Et ce jeudi 5 novembre, les étudiantEs ont pris le relais, avec à Athènes une manifestation appelée par 22 syndicats des universités locales, et des milliers d’étudiantEs dans les rues, pour revendiquer une éducation publique gratuite et la fin des coupes dans les budgets des universités. Parmi les mots d’ordre, « La formation n’est pas une conserve à vendre, les étudiants ne sont pas des clients ! » À Thessalonique, la manifestation s’est aussi tournée contre le maire, Boutaris, qui verrait bien des frais d’inscription de 500 euros !
Vers la grève générale du 12 novembre
Si on rajoute plusieurs manifestations antifascistes, on voit que la semaine a été riche. Mais il faut à ce sujet souligner deux points : d’abord le fait que les nazis tentent de relever la tête, une tête qu’ils avaient quelque peu baissée ces derniers mois.
Lors d’un rassemblement en mémoire des crimes contre les Grecs du Pont (entre 1916 et 1923, au moins 360 000 Grecs de cette région ont été massacrés par les Turcs), les nazis sont arrivés en force, confisquant le rassemblement et s’en prenant à des députés présents. Et évidemment, c’est sur le terrain du racisme antiréfugiés que les nazis tentent aussi de réapparaître, mais l’organisation de la solidarité – la gauche radicale et révolutionnaire est très engagée dans ce qui est une bataille de longue haleine – est pour l’heure la plus forte. Parmi les revendications les plus souvent avancées, faire tomber le mur de fer construit par la droite sur le fleuve Evros, frontière avec la Turquie. Signe des temps : cette semaine, Tsipras, qui défendait ce mot d’ordre avec Syriza, a doctement expliqué qu’en fait, on ne peut pas demander cela et que ceux qui le demandent manquent de connaissances sur la question...
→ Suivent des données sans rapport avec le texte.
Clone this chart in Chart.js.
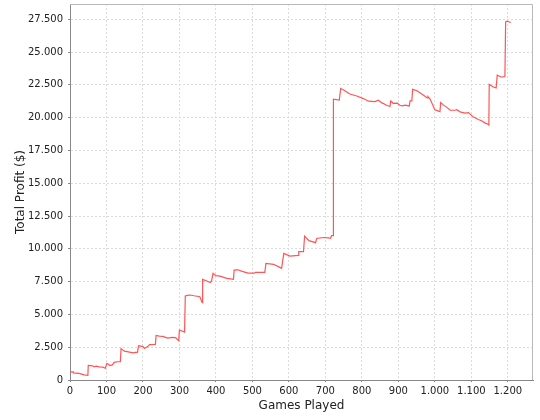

Quoi qu’il en soit, la semaine passée a créé un climat qui permettra – peut-on espérer – que la grève générale de ce jeudi 12 novembre soit une réussite. Il y a plusieurs enjeux : relance des mobilisations ouvrières unitaires ; positionnement du courant syndical META lié à Syriza ; possibilité pour les syndicats de base d’avancer dans une coordination permanente, posant en même temps la question du « syndicalisme officiel » en Grèce (GSEE, la confédération du privé, est toujours dirigée par le Pasok). Mais bien évidemment, l’enjeu principal reste de s’opposer massivement dans la rue à un gouvernement Syriza aujourd’hui en charge de la stricte application des mémorandums. Et de préparer la suite.